5.2. Model Registries
Model registries are centralized repositories that allow teams to store, version, and manage machine learning models throughout their lifecycle. Using a model registry ensures that models are traceable, auditable, and reproducible, which is critical in insurance pricing where models directly impact financial decisions.
Why Use a Model Registry?
Model registries provide several benefits:
- Version Control – Every model version is tracked, so you can reproduce results from any point in time.
- Lifecycle Management – Manage stages like
Staging
,Production
,Archived
to control which models are actively used. - Auditability & Governance – Maintain a full history of who created or approved a model and when.
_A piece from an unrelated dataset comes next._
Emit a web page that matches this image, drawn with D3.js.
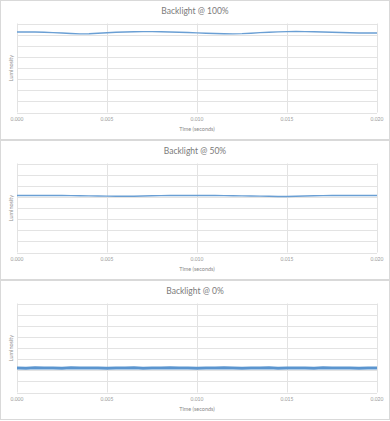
<!DOCTYPE html>
<html>
<head>
<meta charset="utf-8">
<script src="https://cdn.jsdelivr.net/npm/d3@7"></script>
<style>
  body { margin: 0; background: #fff; }
  svg { display: block; }
  text { font-family: Lato, "Open Sans", sans-serif; }
</style>
</head>
<body>
<svg id="chart" width="390" height="421"></svg>
<script>
// time samples (seconds), one every 0.0005 s
var times = d3.range(41).map(i => +(i * 0.0005).toFixed(4));

var xTicks = [0, 0.005, 0.01, 0.015, 0.02];
var yTicks = [0, 1, 2, 3, 4, 5, 6, 7, 8];

var titles = ["Backlight @ 100%", "Backlight @ 50%", "Backlight @ 0%"];

// luminosity (arbitrary units)
var lum100 = [7.24, 7.25, 7.24, 7.22, 7.18, 7.14, 7.10, 7.07, 7.08, 7.12,
              7.17, 7.21, 7.24, 7.26, 7.27, 7.27, 7.26, 7.24, 7.22, 7.19,
              7.16, 7.13, 7.10, 7.08, 7.07, 7.09, 7.13, 7.18, 7.22, 7.25,
              7.27, 7.28, 7.27, 7.26, 7.24, 7.22, 7.19, 7.17, 7.15, 7.14, 7.14];
var lum50 = [5.12, 5.12, 5.13, 5.13, 5.13, 5.12, 5.11, 5.10, 5.09, 5.08,
             5.07, 5.06, 5.05, 5.06, 5.08, 5.10, 5.11, 5.12, 5.12, 5.13,
             5.13, 5.12, 5.12, 5.11, 5.10, 5.09, 5.08, 5.07, 5.06, 5.04,
             5.04, 5.06, 5.08, 5.10, 5.11, 5.12, 5.12, 5.13, 5.13, 5.13, 5.13];
var lum0 = [2.21, 2.19, 2.22, 2.20, 2.21, 2.19, 2.22, 2.20, 2.21, 2.20,
            2.19, 2.21, 2.20, 2.22, 2.19, 2.21, 2.20, 2.22, 2.20, 2.21,
            2.19, 2.21, 2.20, 2.22, 2.20, 2.19, 2.21, 2.20, 2.22, 2.19,
            2.21, 2.20, 2.21, 2.19, 2.22, 2.20, 2.21, 2.20, 2.19, 2.21, 2.20];

var series = [lum100, lum50, lum0];
var strokes = [1.4, 1.4, 3];
var colors = ["#6a9fd4", "#6a9fd4", "#5b95cf"];

var svg = d3.select("#chart");
var panelH = 140;

var x = d3.scaleLinear().domain([0, 0.02]).range([17, 377]);
var y = d3.scaleLinear().domain([0, 8]).range([112.5, 23.5]);

series.forEach(function(values, p) {
    var g = svg.append("g").attr("transform", "translate(0," + (p * panelH) + ")");

    g.append("rect")
        .attr("x", 0.5).attr("y", 0.5)
        .attr("width", 389).attr("height", panelH - 1)
        .attr("fill", "#fff")
        .attr("stroke", "#d9d9d9");

    g.append("text")
        .attr("x", 195).attr("y", 13.5)
        .attr("text-anchor", "middle")
        .attr("font-size", 8.5)
        .attr("fill", "#7a7a7a")
        .text(titles[p]);

    // horizontal gridlines
    g.append("g").selectAll("line")
        .data(yTicks)
        .enter().append("line")
        .attr("x1", x(0)).attr("x2", x(0.02))
        .attr("y1", d => Math.round(y(d)) + 0.5)
        .attr("y2", d => Math.round(y(d)) + 0.5)
        .attr("stroke", "#e3e3e3");

    // vertical gridlines
    g.append("g").selectAll("line")
        .data(xTicks)
        .enter().append("line")
        .attr("x1", d => Math.round(x(d)) + 0.5)
        .attr("x2", d => Math.round(x(d)) + 0.5)
        .attr("y1", y(8)).attr("y2", y(0))
        .attr("stroke", "#e3e3e3");

    // x tick labels
    g.append("g").selectAll("text")
        .data(xTicks)
        .enter().append("text")
        .attr("x", d => x(d))
        .attr("y", 121)
        .attr("text-anchor", "middle")
        .attr("font-size", 5)
        .attr("fill", "#9a9a9a")
        .text(d => d3.format(".3f")(d));

    g.append("text")
        .attr("x", 197).attr("y", 130.5)
        .attr("text-anchor", "middle")
        .attr("font-size", 5.5)
        .attr("fill", "#8a8a8a")
        .text("Time (seconds)");

    g.append("text")
        .attr("transform", "translate(13," + ((y(0) + y(8)) / 2) + ") rotate(-90)")
        .attr("text-anchor", "middle")
        .attr("font-size", 5.5)
        .attr("fill", "#8a8a8a")
        .text("Luminosity");

    var line = d3.line()
        .x((d, i) => x(times[i]))
        .y(d => y(d));

    g.append("path")
        .datum(values)
        .attr("d", line)
        .attr("fill", "none")
        .attr("stroke", colors[p])
        .attr("stroke-width", strokes[p])
        .attr("stroke-linejoin", "round");
});
</script>
</body>
</html>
- Collaboration – Teams can share models easily without confusion over which version is current.
- Integration – Models can be pulled directly into scoring pipelines or deployed APIs reliably.
In pricing teams, this prevents “key man” risk, ensures regulatory compliance, and allows smooth transitions between analysts or teams.
Registering a Model in MLflow
- Train the Model – Run your training pipeline as usual (GBM, GLM, etc.).
- Log the Model – Use
mlflow.sklearn.log_model()
(or the appropriate MLflow flavor) to save the model and its artifacts. - Register the Model – Push it into the MLflow Model Registry, assigning a name and optional description.
Example:
import mlflow
import mlflow.sklearn
with mlflow.start_run():
model.fit(X_train, y_train)
mlflow.sklearn.log_model(model, "insurance_model", registered_model_name="PricingModel")
This creates a versioned entry in the registry with metadata and artifacts attached.
Signatures & Input Schema
A model signature defines the expected inputs and outputs for a model.
Benefits:
- Ensures that the model receives data in the correct format during production scoring.
- Detects schema mismatches early, preventing runtime errors.
Example in MLflow:
from mlflow.models.signature import infer_signature
signature = infer_signature(X_train, model.predict(X_train))
mlflow.sklearn.log_model(model, "insurance_model", signature=signature)
Stages and Aliases
Models in the registry can be assigned stages:
- Staging – for internal testing, validation, and user acceptance.
- Production – the active model used in pricing decisions.
- Archived – previous versions kept for historical reference.
Aliases (like 'Current', 'Latest') allow pipelines to always pull the correct version without hardcoding model versions, making deployment smoother.
Key Takeaways for Pricing Teams
- Treat models like code artifacts with versioning and governance.
- Always use signatures to enforce input/output contracts.
- Use stages and aliases to safely manage production updates.
- Combine with experiment tracking to link model versions to specific training runs, datasets, and configurations.